Rake Narang: How does the Bring Your Own Service (BYOS) movement the use of cloud services such as file sync services and mobile file sharing impact compliance and data protection? And how can you police your data if you don’t know where it’s stored?
Yorgen Edholm: Allowing employees to conduct work-related activities on personal mobile devices has big productivity advantages. The problems arise when that freedom is extended to allowing users to pick and choose their own file sharing applications. Productivity then comes at a hefty price, in terms of opening up the enterprise to unwanted security risks via applications that weren’t intended for enterprise use.
It’s a tough situation for organizations that don’t want to hinder staff’s productivity, yet aren’t sure how to keep pace with the rise of mobile devices at work.
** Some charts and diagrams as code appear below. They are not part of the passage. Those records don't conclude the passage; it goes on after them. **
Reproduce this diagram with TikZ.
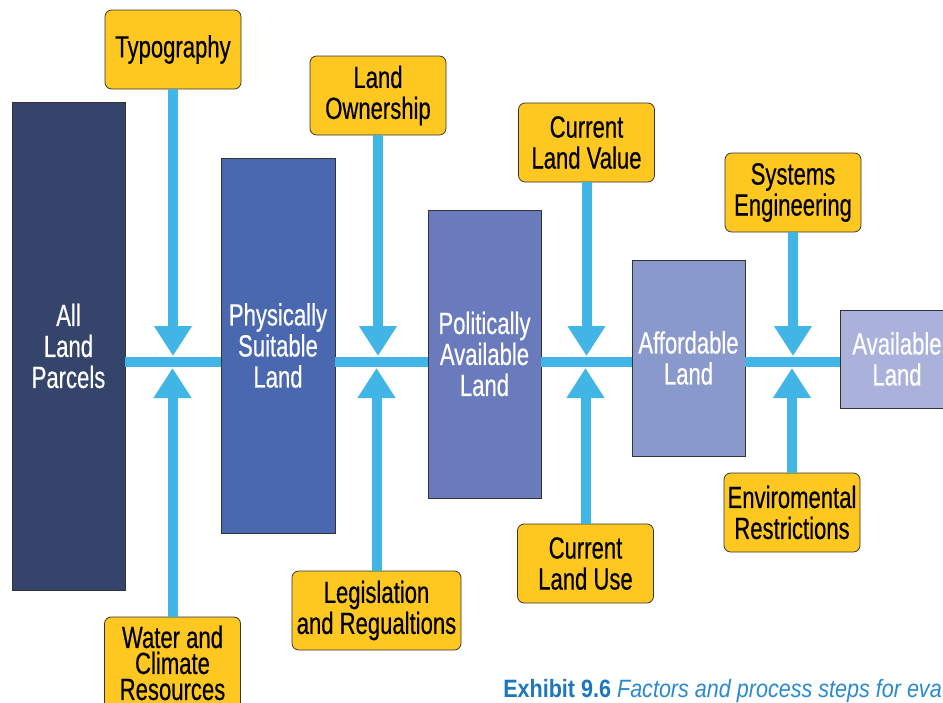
\documentclass[tikz,border=0pt]{standalone}
\usepackage{fontspec}
\usetikzlibrary{calc}
\usetikzlibrary{positioning}
\usetikzlibrary{arrows.meta}

\newfontfamily\boxfont[FakeStretch=0.72,FakeBold=0.4]{Liberation Sans}
\newfontfamily\capfont[FakeStretch=0.86]{Liberation Sans}

\definecolor{stageA}{HTML}{34446B}
\definecolor{stageB}{HTML}{4A68AF}
\definecolor{stageC}{HTML}{6A7BBD}
\definecolor{stageD}{HTML}{8A99CC}
\definecolor{stageE}{HTML}{AAB2DC}
\definecolor{factorfill}{HTML}{FEC821}
\definecolor{flowblue}{HTML}{41B6E6}
\definecolor{exhibitblue}{HTML}{1B77BE}
\definecolor{captionblue}{HTML}{2A8AD0}

\tikzset{
  stage/.style={draw=black!80, line width=0.6pt, text=white, align=center,
    inner sep=0pt, font=\boxfont\fontsize{23}{23.25}\selectfont},
  factor/.style={draw=black!80, line width=0.6pt, fill=factorfill, rounded corners=5pt,
    align=center, inner sep=0pt, minimum width=102pt, minimum height=59.25pt,
    font=\boxfont\fontsize{23}{23.25}\selectfont},
  flow/.style={draw=flowblue, line width=7.5pt},
}

\begin{document}
\begin{tikzpicture}[%
  x=0.75pt, y=-0.75pt,
  >={Triangle[width=27pt,length=22.5pt]},
]
  \useasboundingbox (0,0) rectangle (943,703);

  \coordinate (axis) at (0,362);
  \coordinate (tipdown) at (0,356);
  \coordinate (tipup) at (0,368);

  % stages
  \node[stage, fill=stageA, minimum width=84.75pt, minimum height=366pt]
    (parcels) at (68.5,346) {All\\Land\\Parcels};
  \node[stage, fill=stageB, minimum width=85.5pt, minimum height=281.25pt]
    (suitable) at (278,345.5) {Physically\\Suitable\\Land};
  \node[stage, fill=stageC, minimum width=84.75pt, minimum height=216pt]
    (political) at (484.5,354) {Politically\\Available\\Land};
  \node[stage, fill=stageD, minimum width=84.75pt, minimum height=147pt]
    (affordable) at (688.5,358) {Affordable\\Land};
  \node[stage, fill=stageE, minimum width=85.5pt, minimum height=73.5pt]
    (available) at (897,359) {Available\\Land};

  % factors
  \node[factor] (typo) at (173,49.5) {Typography};
  \node[factor] (owner) at (378,95.5) {Land\\Ownership};
  \node[factor] (value) at (586.5,142.5) {Current\\Land Value};
  \node[factor] (syseng) at (793,192.5) {Systems\\Engineering};

  \node[factor, minimum height=69pt, font=\boxfont\fontsize{23}{19.5}\selectfont]
    (water) at (172.5,663) {Water and\\Climate\\Resources};
  \node[factor, minimum width=126.75pt] (legis) at (376.5,610.5) {Legislation\\and Regualtions};
  \node[factor] (landuse) at (585.5,563.5) {Current\\Land Use};
  \node[factor] (enviro) at (792,512.5) {Enviromental\\Restrictions};

  % main flow between the stages
  \draw[flow] (parcels.east |- axis) -- (suitable.west |- axis);
  \draw[flow] (suitable.east |- axis) -- (political.west |- axis);
  \draw[flow] (political.east |- axis) -- (affordable.west |- axis);
  \draw[flow] (affordable.east |- axis) -- (available.west |- axis);

  \foreach \f in {typo,owner,value,syseng}
    \draw[flow,->,flowblue] (\f.south) -- (\f.south |- tipdown);
  \foreach \f in {water,legis,landuse,enviro}
    \draw[flow,->,flowblue] (\f.north) -- (\f.north |- tipup);

  \node[anchor=base west, inner sep=0pt, font=\capfont\fontsize{18.8}{22}\selectfont]
    (caption) at (503,697)
    {\textcolor{exhibitblue}{\bfseries Exhibit 9.6} \textcolor{captionblue}{\itshape Factors and process steps for eva}};

\end{tikzpicture}
\end{document}
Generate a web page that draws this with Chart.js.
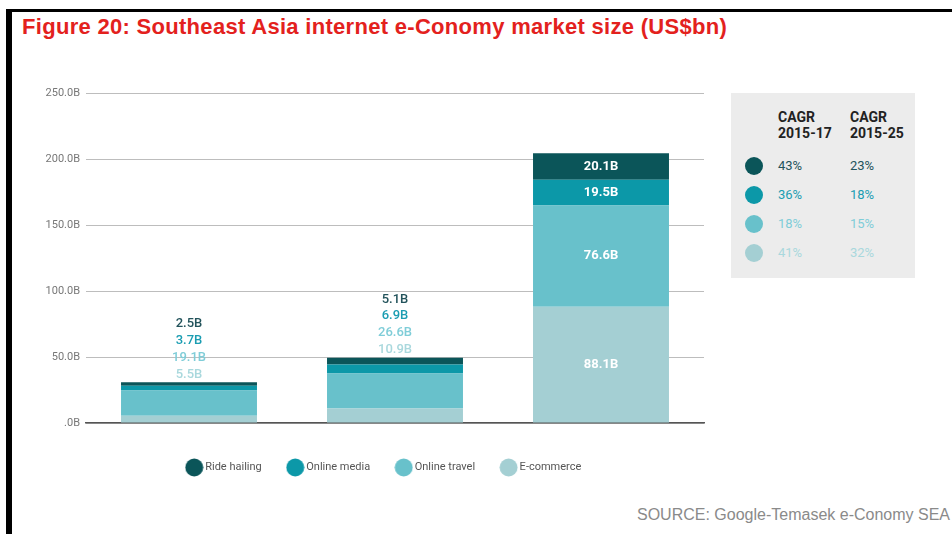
<!DOCTYPE html>
<html>
<head>
<meta charset="utf-8">
<script src="https://cdn.jsdelivr.net/npm/chart.js@4.4.1/dist/chart.umd.min.js"></script>
<style>
  body { margin: 0; width: 952px; height: 534px; background: #fff; position: relative; overflow: hidden; font-family: Roboto, sans-serif; }
  #moldura { position: absolute; left: 6px; top: 9px; right: 0; bottom: 0; border-left: 6px solid #000; border-top: 3px solid #000; }
  #titulo { position: absolute; left: 22px; top: 16px; font: bold 22px/22px "Liberation Sans", Arial, sans-serif; letter-spacing: 0.3px; color: #e3211d; white-space: nowrap; }
  #fonte { position: absolute; left: 637px; top: 507px; font: 16px/16px "Liberation Sans", Arial, sans-serif; color: #8a8a8a; white-space: nowrap; }
  #grafico { position: absolute; left: 0; top: 0; }
  #cagr { position: absolute; left: 731px; top: 93px; width: 184px; height: 185px; background: #ececec; }
  #cagr .cab { position: absolute; top: 16px; font: bold 14px/16px Roboto, sans-serif; color: #222; }
  #cagr .bola { position: absolute; width: 18px; height: 18px; border-radius: 50%; }
  #cagr .pct { position: absolute; font: 13px/16px Roboto, sans-serif; }
</style>
</head>
<body>
<div id="moldura"></div>
<div id="titulo">Figure 20: Southeast Asia internet e-Conomy market size (US$bn)</div>
<canvas id="grafico" width="770" height="485"></canvas>
<div id="cagr"></div>
<div id="fonte">SOURCE: Google-Temasek e-Conomy SEA</div>
<script>
// valores em US$ bilhões
const anos = ['2015', '2017', '2025'];
const segmentos = ['Ride hailing', 'Online media', 'Online travel', 'E-commerce'];
const rideHailing = [2.5, 5.1, 20.1];
const onlineMedia = [3.7, 6.9, 19.5];
const onlineTravel = [19.1, 26.6, 76.6];
const eCommerce = [5.5, 10.9, 88.1];
const cagr1517 = ['43%', '36%', '18%', '41%'];
const cagr1525 = ['23%', '18%', '15%', '32%'];
const ticksY = [0, 50, 100, 150, 200, 250];

const coresBarra = ['#0b5559', '#0c98a8', '#68c1cb', '#a4cfd3'];
const coresTexto = ['#23535b', '#1b9db2', '#7fcdd8', '#a9d8dd'];

Chart.defaults.font.family = 'Roboto';

// bolinha usada como marcador da legenda
function criarBolinha(cor) {
  const c = document.createElement('canvas');
  c.width = 19; c.height = 19;
  const g = c.getContext('2d');
  g.fillStyle = cor;
  g.beginPath();
  g.arc(9.5, 9.5, 9, 0, Math.PI * 2);
  g.fill();
  return c;
}
const bolinhas = coresBarra.map(criarBolinha);

// segmentos empilhados de baixo para cima
const series = [eCommerce, onlineTravel, onlineMedia, rideHailing];
const indiceSeg = [3, 2, 1, 0];

const formatarB = v => v.toFixed(1) + 'B';

// rótulos de valor: dentro da barra quando cabe, senão empilhados acima
const rotulosValor = {
  id: 'rotulosValor',
  afterDatasetsDraw(chart) {
    const ctx = chart.ctx;
    ctx.save();
    ctx.textAlign = 'center';
    ctx.textBaseline = 'middle';
    chart.data.labels.forEach((ano, i) => {
      const barras = chart.data.datasets.map((d, k) => chart.getDatasetMeta(k).data[i]);
      const cabe = barras.every(b => Math.abs(b.base - b.y) >= 18);
      if (cabe) {
        ctx.font = 'bold 13px Roboto';
        ctx.fillStyle = '#ffffff';
        barras.forEach((b, k) => {
          ctx.fillText(formatarB(chart.data.datasets[k].data[i]), b.x, (b.y + b.base) / 2);
        });
      } else {
        const topo = Math.min(...barras.map(b => b.y));
        ctx.font = '500 13px Roboto';
        barras.forEach((b, k) => {
          ctx.fillStyle = coresTexto[indiceSeg[k]];
          ctx.fillText(formatarB(chart.data.datasets[k].data[i]), b.x, topo - 8 - k * 16.8);
        });
      }
    });
    ctx.restore();
  }
};

// legenda deslocada para a direita, fora da faixa dos rótulos do eixo y
const moverLegenda = {
  id: 'moverLegenda',
  afterLayout(chart) {
    chart.legend.left = 66;
    chart.legend.right = chart.chartArea.right;
  }
};

const grafico = new Chart(document.getElementById('grafico'), {
  type: 'bar',
  data: {
    labels: anos,
    datasets: series.map((dados, k) => ({
      label: segmentos[indiceSeg[k]],
      data: dados,
      backgroundColor: coresBarra[indiceSeg[k]],
      barPercentage: 0.66,
      categoryPercentage: 1
    }))
  },
  options: {
    responsive: false,
    animation: false,
    layout: { padding: { top: 93, left: 0, right: 66, bottom: 2 } },
    scales: {
      x: {
        stacked: true,
        grid: { display: false },
        border: { color: '#555', width: 1.5 },
        ticks: { color: '#555', font: { size: 11 }, padding: 4 },
        afterFit(scale) { scale.height = 11; }
      },
      y: {
        stacked: true,
        min: 0,
        max: 250,
        border: { display: false },
        grid: { color: '#bdbdbd', drawTicks: false },
        afterBuildTicks(scale) { scale.ticks = ticksY.map(v => ({ value: v })); },
        ticks: {
          color: '#777',
          font: { size: 11 },
          padding: 6,
          callback: v => v === 0 ? '.0B' : formatarB(v)
        },
        afterFit(scale) { scale.width = 86; }
      }
    },
    plugins: {
      tooltip: { enabled: false },
      legend: {
        position: 'bottom',
        reverse: true,
        labels: {
          usePointStyle: true,
          color: '#555',
          font: { size: 11 },
          padding: 28,
          generateLabels(chart) {
            const itens = Chart.defaults.plugins.legend.labels.generateLabels(chart);
            itens.forEach(it => { it.pointStyle = bolinhas[indiceSeg[it.datasetIndex]]; });
            return itens;
          }
        }
      }
    }
  },
  plugins: [rotulosValor, moverLegenda]
});

// quadro de CAGR ao lado do gráfico
const quadro = document.getElementById('cagr');
[['2015-17', 47], ['2015-25', 119]].forEach(([periodo, x]) => {
  const d = document.createElement('div');
  d.className = 'cab';
  d.style.left = x + 'px';
  d.innerHTML = 'CAGR<br>' + periodo;
  quadro.appendChild(d);
});
segmentos.forEach((seg, k) => {
  const yc = 73 + k * 29;
  const bola = document.createElement('div');
  bola.className = 'bola';
  bola.style.left = '14px';
  bola.style.top = (yc - 9) + 'px';
  bola.style.background = coresBarra[k];
  quadro.appendChild(bola);
  [[cagr1517[k], 47], [cagr1525[k], 119]].forEach(([txt, x]) => {
    const p = document.createElement('div');
    p.className = 'pct';
    p.style.left = x + 'px';
    p.style.top = (yc - 8) + 'px';
    p.style.color = coresTexto[k];
    p.textContent = txt;
    quadro.appendChild(p);
  });
});
</script>
</body>
</html>
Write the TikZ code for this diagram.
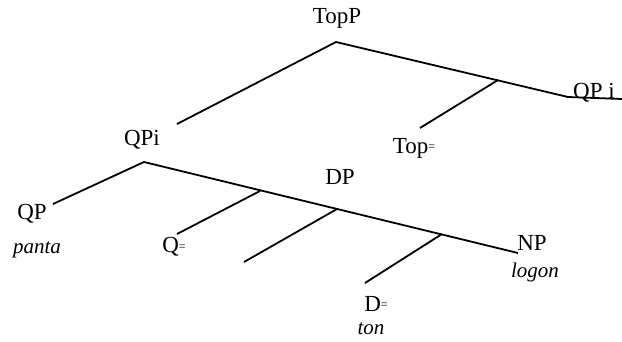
\documentclass[tikz,border=0pt]{standalone}
\usepackage{fontspec}
\setmainfont{Liberation Serif}
\newcommand{\trc}{\raisebox{0.25ex}{\fontsize{12}{12}\selectfont =}}
\begin{document}
\begin{tikzpicture}[x=1pt,y=-1pt,
        lbl/.style={inner sep=0pt,font=\fontsize{23}{26}\selectfont},
        wrd/.style={inner sep=0pt,font=\fontsize{21}{24}\selectfont\itshape},
        branch/.style={line width=1.8pt}]
        \useasboundingbox (0,0) rectangle (622,341);
		% labels
		\node[lbl] (topp) at (337,18) {TopP};
		\node[lbl] (qpi) at (142,140) {QPi};
		\node[lbl] (qpj) at (594,93) {QP i};
		\node[lbl] (topz) at (414,148) {Top\trc};
		\node[lbl] (dp) at (340,177) {DP};
		\node[lbl] (qp) at (32,214) {QP};
		\node[wrd] (panta) at (37,250) {panta};
		\node[lbl] (qz) at (174,247) {Q\trc};
		\node[lbl] (np) at (532,243) {NP};
		\node[wrd] (logon) at (535,272) {logon};
		\node[lbl] (dz) at (376,304) {D\trc};
		\node[wrd] (ton) at (371,329) {ton};
		% apexes and junctions
		\coordinate (a1) at (336,42);
		\coordinate (a2) at (144,162);
		\coordinate (j1) at (498,80);
		\coordinate (j2) at (260,191);
		\coordinate (j3) at (337,209);
		\coordinate (j4) at (442,234);
		% branch ends
		\coordinate (eqpi) at (177,124);
		\coordinate (eqpj) at (568,97);
		\coordinate (eqpj2) at (622,99);
		\coordinate (etop) at (420,128);
		\coordinate (eqp) at (53,204);
		\coordinate (enp) at (518,253);
		\coordinate (eq) at (177,234);
		\coordinate (edp) at (244,262);
		\coordinate (ed) at (365,283);
		\draw[branch] (eqpi) -- (a1) -- (eqpj) -- (eqpj2);
		\draw[branch] (j1) -- (etop);
		\draw[branch] (eqp) -- (a2) -- (enp);
		\draw[branch] (j2) -- (eq);
		\draw[branch] (j3) -- (edp);
		\draw[branch] (j4) -- (ed);
\end{tikzpicture}
\end{document}
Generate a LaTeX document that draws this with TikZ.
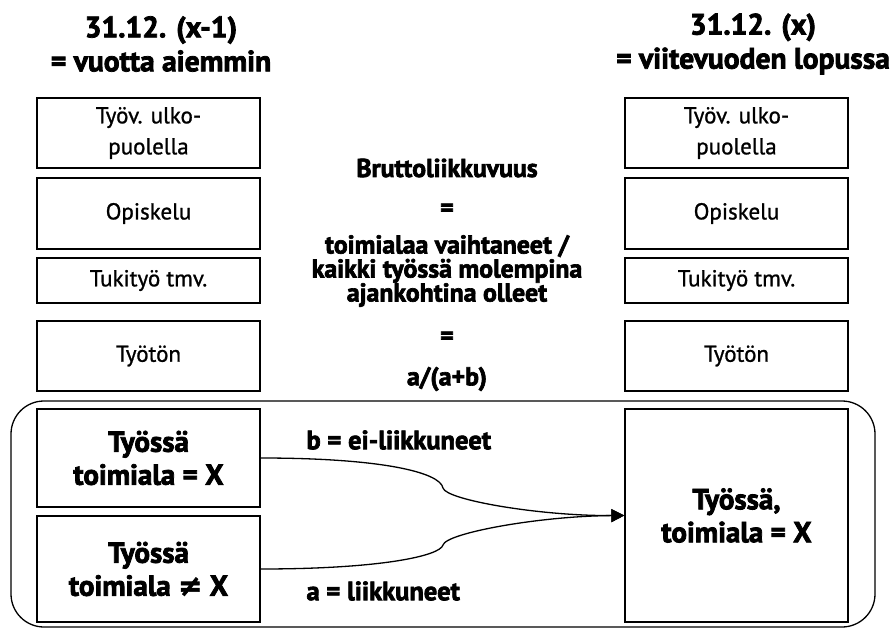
\documentclass[tikz,border=0pt]{standalone}
\usepackage{fontspec}
\setmainfont{PT Sans}[UprightFeatures={FakeBold=1}, BoldFeatures={FakeBold=2.6}]
\newfontfamily\symfont{DejaVu Sans}[BoldFeatures={FakeBold=2}]
\usetikzlibrary{arrows.meta}
\tikzset{
    statebox/.style={draw, line width=1.3pt, minimum width=223pt, inner sep=0pt, align=center, font=\fontsize{23}{31}\selectfont},
    workbox/.style={statebox, font=\fontsize{29}{33}\selectfont\bfseries},
    heading/.style={align=center, font=\fontsize{29.5}{34}\selectfont\bfseries},
    formula/.style={align=center, font=\fontsize{25.8}{24}\selectfont\bfseries},
    flowlabel/.style={anchor=west, font=\fontsize{26.5}{28}\selectfont\bfseries},
    flow/.style={line width=1.3pt, -{Triangle[length=13pt, width=13pt]}}
}

\begin{document}
\begin{tikzpicture}[x=1pt, y=-1pt]
    \useasboundingbox (0, 0) rectangle (895, 637);
    %headings
    \node[heading] (ltitle) at (161, 44) {31.12. (x-1)\\= vuotta aiemmin};
    \node[heading] (rtitle) at (753, 44) {31.12. (x)\\= viitevuoden lopussa};
    %the boxes, year before
    \node[statebox, minimum height=70pt] (lout) at (148.5, 133) {Työv. ulko-\\puolella};
    \node[statebox, minimum height=71pt] (lstudy) at (148.5, 213.5) {Opiskelu};
    \node[statebox, minimum height=45pt] (lsupp) at (148.5, 280.5) {Tukityö tmv.};
    \node[statebox, minimum height=70pt] (lunemp) at (148.5, 356) {Työtön};
    %the boxes, end of year
    \node[statebox, minimum height=70pt] (rout) at (736.5, 133) {Työv. ulko-\\puolella};
    \node[statebox, minimum height=71pt] (rstudy) at (736.5, 213.5) {Opiskelu};
    \node[statebox, minimum height=45pt] (rsupp) at (736.5, 280.5) {Tukityö tmv.};
    \node[statebox, minimum height=70pt] (runemp) at (736.5, 356) {Työtön};
    %the formula
    \node[formula] (fname) at (447, 168) {Bruttoliikkuvuus};
    \node[formula] (feq1) at (447, 210) {=};
    \node[formula] (fdef) at (447, 271) {toimialaa vaihtaneet /\\kaikki työssä molempina\\ajankohtina olleet};
    \node[formula] (feq2) at (447, 338) {=};
    \node[formula] (fratio) at (447, 379) {a/(a+b)};
    %the employed
    \draw[line width=1.3pt, rounded corners=33pt] (11, 401) rectangle (875, 627);
    \node[workbox, minimum height=98pt] (lsame) at (148.5, 458) {Työssä\\toimiala = X};
    \node[workbox, minimum height=106pt] (ldiff) at (148.5, 569) {Työssä\\toimiala {\symfont ≠} X};
    \node[workbox, minimum height=213pt] (rwork) at (736.5, 515.5) {Työssä,\\toimiala = X};
    %the flows
    \coordinate (bstay) at (443, 488);
    \coordinate (bmove) at (443, 545);
    \draw[flow] (lsame.east) .. controls (380, 458) and (440, 472) .. (bstay)
        .. controls (446, 500) and (540, 516) .. (rwork.west);
    \draw[flow] (ldiff.east) .. controls (380, 569) and (440, 556) .. (bmove)
        .. controls (446, 533) and (540, 516) .. (rwork.west);
    \node[flowlabel] (lblstay) at (303, 440) {b = ei-liikkuneet};
    \node[flowlabel] (lblmove) at (303, 591) {a = liikkuneet};
\end{tikzpicture}
\end{document}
One of our manufacturing customers was in this exact situation – wanting to meet employees’ needs but not willing to embrace a BYOS policy. His users were turning to Dropbox behind the scenes and he vocalized his concerns:
“With public cloud providers, there are so many unknowns when it comes to security: Where exactly are your files? How do you get files back if you change providers? How do you know where your employees are sending files? We weren’t willing to give up rights to data that was sensitive, proprietary, and rightfully ours.”
He took a smart path, realizing that it was important endorse one solution and one solution only – supporting a BYOD (Bring Your Own Device) policy, while replacing FTP, Dropbox and other file transfer alternatives that employees sought out on their own. Our customer was right, your data is yours. And, it’s possible to maintain complete security control without constraining mobile productivity.